It seems as though you have a shared neutral which you failed to connect
properly, thereby sending 220 volts through the appliances. This is the
down-side of using a 2 pole breaker with a shared neutral to power 120

volt
equipment.

Stop using your voltmeter. Your readings are normal and confusing you.
Your meter is picking up voltage that is passing through each appliance.
Check your neutral connection by beginning at the panel and finish where

it
terminates at each appliance.

If it was my house, I would run a separate line and get those 120 volt
circuits off of a 2 pole breaker.


John Grabowski
http://www.mrelectrician.tv



Hi John,

Thanks for advice.

Regards to the "2 pole" breaker... I'm just reading the extraordinarily
small print off
the breaker. It's inside a "Sylvania breaker box 390-205-09", but I can't
find any reference
to Sylvania breakers. To me, the breaker looks like the pictures of the
Zinsco type R38,
or maybe RC38 (but there's no bar between them).
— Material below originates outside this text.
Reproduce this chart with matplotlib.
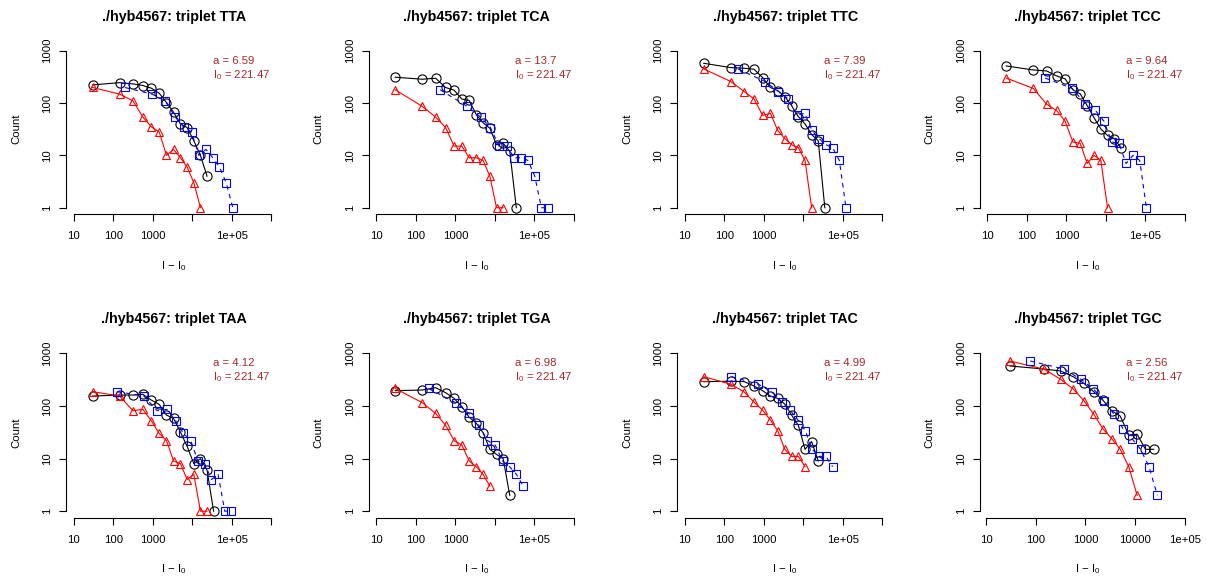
import matplotlib.pyplot as plt
from matplotlib.ticker import NullLocator

plt.rcParams['font.family'] = ['Liberation Sans', 'DejaVu Sans']
plt.rcParams['mathtext.fontset'] = 'custom'
plt.rcParams['mathtext.rm'] = 'Liberation Sans'
plt.rcParams['mathtext.it'] = 'Liberation Sans:italic'
plt.rcParams['mathtext.bf'] = 'Liberation Sans:bold'

# data
triplets = ['TTA', 'TCA', 'TTC', 'TCC', 'TAA', 'TGA', 'TAC', 'TGC']
a_values = [6.59, 13.7, 7.39, 9.64, 4.12, 6.98, 4.99, 2.56]
I0 = 221.47

# I - I0 of the bins (black and red series)
bin_x = [30, 146, 316, 564, 928, 1460, 2235, 3370, 5030, 7455, 11000,
         16190, 23770, 34850]

black_counts = [
    [222, 245, 232, 216, 192, 154, 102, 67, 40, 34, 19, 10, 4],
    [311, 285, 298, 198, 176, 119, 112, 60, 42, 33, 16, 17, 12, 1],
    [574, 475, 462, 442, 306, 198, 173, 133, 89, 55, 40, 25, 19, 1],
    [511, 428, 410, 330, 289, 179, 150, 89, 52, 32, 24, 21, 14],
    [154, 161, 161, 166, 129, 107, 67, 58, 32, 17, 8, 10, 6, 1],
    [195, 201, 222, 179, 139, 97, 61, 47, 31, 15, 12, 10, 2],
    [289, 295, 290, 239, 195, 154, 139, 109, 67, 43, 15, 21, 9],
    [574, 503, 461, 360, 269, 187, 129, 81, 64, 28, 29, 15, 15],
]

red_counts = [
    [198, 148, 110, 54, 35, 28, 10, 13, 9, 6, 3, 1],
    [179, 86, 54, 34, 15, 15, 9, 9, 8, 4, 1, 1],
    [448, 257, 166, 120, 58, 64, 30, 21, 16, 14, 8, 1],
    [300, 190, 95, 72, 45, 18, 17, 7, 10, 8, 1],
    [187, 154, 81, 86, 52, 30, 22, 9, 8, 4, 5, 1, 1],
    [215, 115, 72, 43, 22, 18, 9, 7, 5, 3],
    [360, 258, 185, 118, 83, 54, 34, 15, 11, 11, 7],
    [714, 500, 320, 210, 126, 70, 37, 24, 15, 7, 2],
]

blue_x = [
    [198, 962, 2082, 3717, 6116, 9621, 14729, 22208, 33148, 49128, 72490, 106692],
    [411, 2000, 4329, 7727, 12714, 20002, 30620, 46169, 68911, 102134, 150700, 221803],
    [222, 1079, 2335, 4168, 6858, 10789, 16517, 24904, 37172, 55092, 81290, 119644],
    [289, 1407, 3046, 5437, 8946, 14074, 21545, 32487, 48489, 71866, 106040],
    [124, 602, 1302, 2324, 3823, 6015, 9208, 13884, 20724, 30715, 45320, 66703, 97932],
    [209, 1019, 2206, 3937, 6477, 10191, 15600, 23523, 35109, 52036],
    [150, 729, 1577, 2814, 4631, 7285, 11153, 16816, 25100, 37200, 54890],
    [77, 374, 809, 1444, 2376, 3738, 5722, 8627, 12877, 19085, 28160],
]

blue_counts = [
    [198, 148, 110, 54, 35, 28, 10, 13, 9, 6, 3, 1],
    [179, 86, 54, 34, 15, 15, 9, 9, 8, 4, 1, 1],
    [448, 257, 166, 120, 58, 64, 30, 21, 16, 14, 8, 1],
    [300, 190, 95, 72, 45, 18, 17, 7, 10, 8, 1],
    [187, 154, 81, 86, 52, 30, 22, 9, 8, 4, 5, 1, 1],
    [215, 115, 72, 43, 22, 18, 9, 7, 5, 3],
    [360, 258, 185, 118, 83, 54, 34, 15, 11, 11, 7],
    [714, 500, 320, 210, 126, 70, 37, 24, 15, 7, 2],
]

# layout in pixels (R-like panels)
W, H = 1207, 579
fig = plt.figure(figsize=(W / 100, H / 100), dpi=100)

col_left = [66.1, 368.8, 677.3, 979.8]
row_top = [44.4, 347.0]
row_bot = [214.0, 517.5]
pw = 215.6
fs = 8.2
ann_col = '#A52A2A'

for i, name in enumerate(triplets):
    r, c = divmod(i, 4)
    top, bot, left = row_top[r], row_bot[r], col_left[c]
    ph = bot - top
    ax = fig.add_axes([left / W, 1 - bot / H, pw / W, ph / H])
    ax.set_xscale('log')
    ax.set_yscale('log')

    if name == 'TGC':
        ax.set_xlim(10 ** 0.869, 10 ** 5.216)
        xt = [10, 100, 1000, 10000, 100000]
        xl = ['10', '100', '1000', '10000', '1e+05']
    else:
        ax.set_xlim(10 ** 0.808, 10 ** 6.266)
        xt = [10, 100, 1000, 10000, 100000, 1000000]
        xl = ['10', '100', '1000', '', '1e+05', '']
    ax.set_ylim(10 ** -0.12, 10 ** 3.12)

    ax.plot(bin_x[:len(black_counts[i])], black_counts[i], color='black',
            marker='o', ms=6.6, mfc='none', mew=0.8, lw=0.8, clip_on=False)
    ax.plot(bin_x[:len(red_counts[i])], red_counts[i], color='red',
            marker='^', ms=6.4, mfc='none', mew=0.8, lw=0.8, clip_on=False)
    ax.plot(blue_x[i], blue_counts[i], color='blue', marker='s', ms=5.4,
            mfc='none', mew=0.8, lw=0.8, ls=(0, (4, 4)), clip_on=False)

    ax.set_xticks(xt)
    ax.set_xticklabels(xl)
    ax.set_yticks([1, 10, 100, 1000])
    ax.set_yticklabels(['1', '10', '100', '1000'])
    ax.xaxis.set_minor_locator(NullLocator())
    ax.yaxis.set_minor_locator(NullLocator())
    ax.tick_params(axis='both', direction='out', length=5, width=0.8,
                   labelsize=fs, color='black')
    ax.tick_params(axis='x', pad=7.5)
    ax.tick_params(axis='y', pad=5.2)
    plt.setp(ax.get_yticklabels(), rotation=90, va='center')

    for s in ['top', 'right']:
        ax.spines[s].set_visible(False)
    ax.spines['left'].set_bounds(1, 1000)
    ax.spines['bottom'].set_bounds(xt[0], xt[-1])
    ax.spines['left'].set_linewidth(0.8)
    ax.spines['bottom'].set_linewidth(0.8)

    ax.set_ylabel('Count', fontsize=fs, va='center')
    ax.yaxis.set_label_coords(-50 / pw, 0.5)
    ax.set_xlabel('I \u2212 I$_0$', fontsize=fs, va='baseline')
    ax.xaxis.set_label_coords(0.5, -55 / ph)

    ax.text(0.5, 1 + 23.5 / ph, './hyb4567: triplet ' + name,
            transform=ax.transAxes, ha='center', va='baseline',
            fontsize=10.3, fontweight='bold')

    ax.text(146.5 / pw, 1 - 19.5 / ph, 'a = %g' % a_values[i],
            transform=ax.transAxes, ha='left', va='baseline',
            fontsize=fs, color=ann_col)
    ax.text(146.5 / pw, 1 - 33.7 / ph, 'I$_0$ = %.2f' % I0,
            transform=ax.transAxes, ha='left', va='baseline',
            fontsize=fs, color=ann_col)

fig.savefig('out.png', dpi=100)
This is a thin double 20A breaker.
Small type on the breaker: 2 pole, issue # LK-4137
120/240 VAC type R38 (or it could be A30, A38, R30, cause damn... it's small
print)
E16248 SA LR17830
It's 3/4" thick for the 2 switches, and 4-5/8" wide.
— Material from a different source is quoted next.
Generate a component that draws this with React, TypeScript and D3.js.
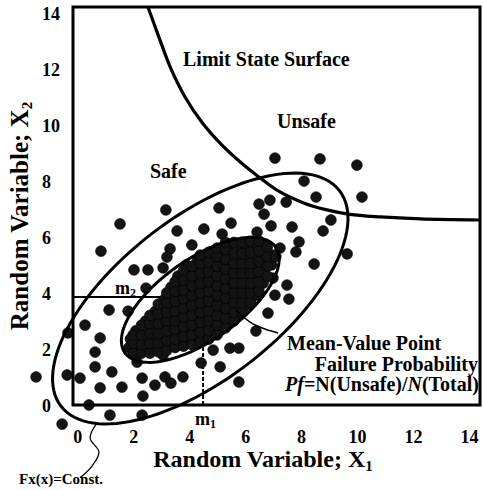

Is it possible to replace this 2-pole breaker with two single-pole 20A
breakers, as
another poster (gabriel, thks) suggested? Can I do this without rewiring?

My sister-in-law's place is a condo, but think "apartment" because it's
surrounded above
and on 2 sides by other units. She says nobody has done any electrical
work in her
apartment that could explain this recent failure. Routing new wires would
involve tearing
into walls, and major work which I'd really like to avoid, if possible (and
she can't afford).

I didn't change any wires in the walls or anything, and hooking up the
dishwasher is very
simple. It seems unlikely that the previously working circuits were
mis-wired, shooting
220 voltage though the original appliances without an immediate failure...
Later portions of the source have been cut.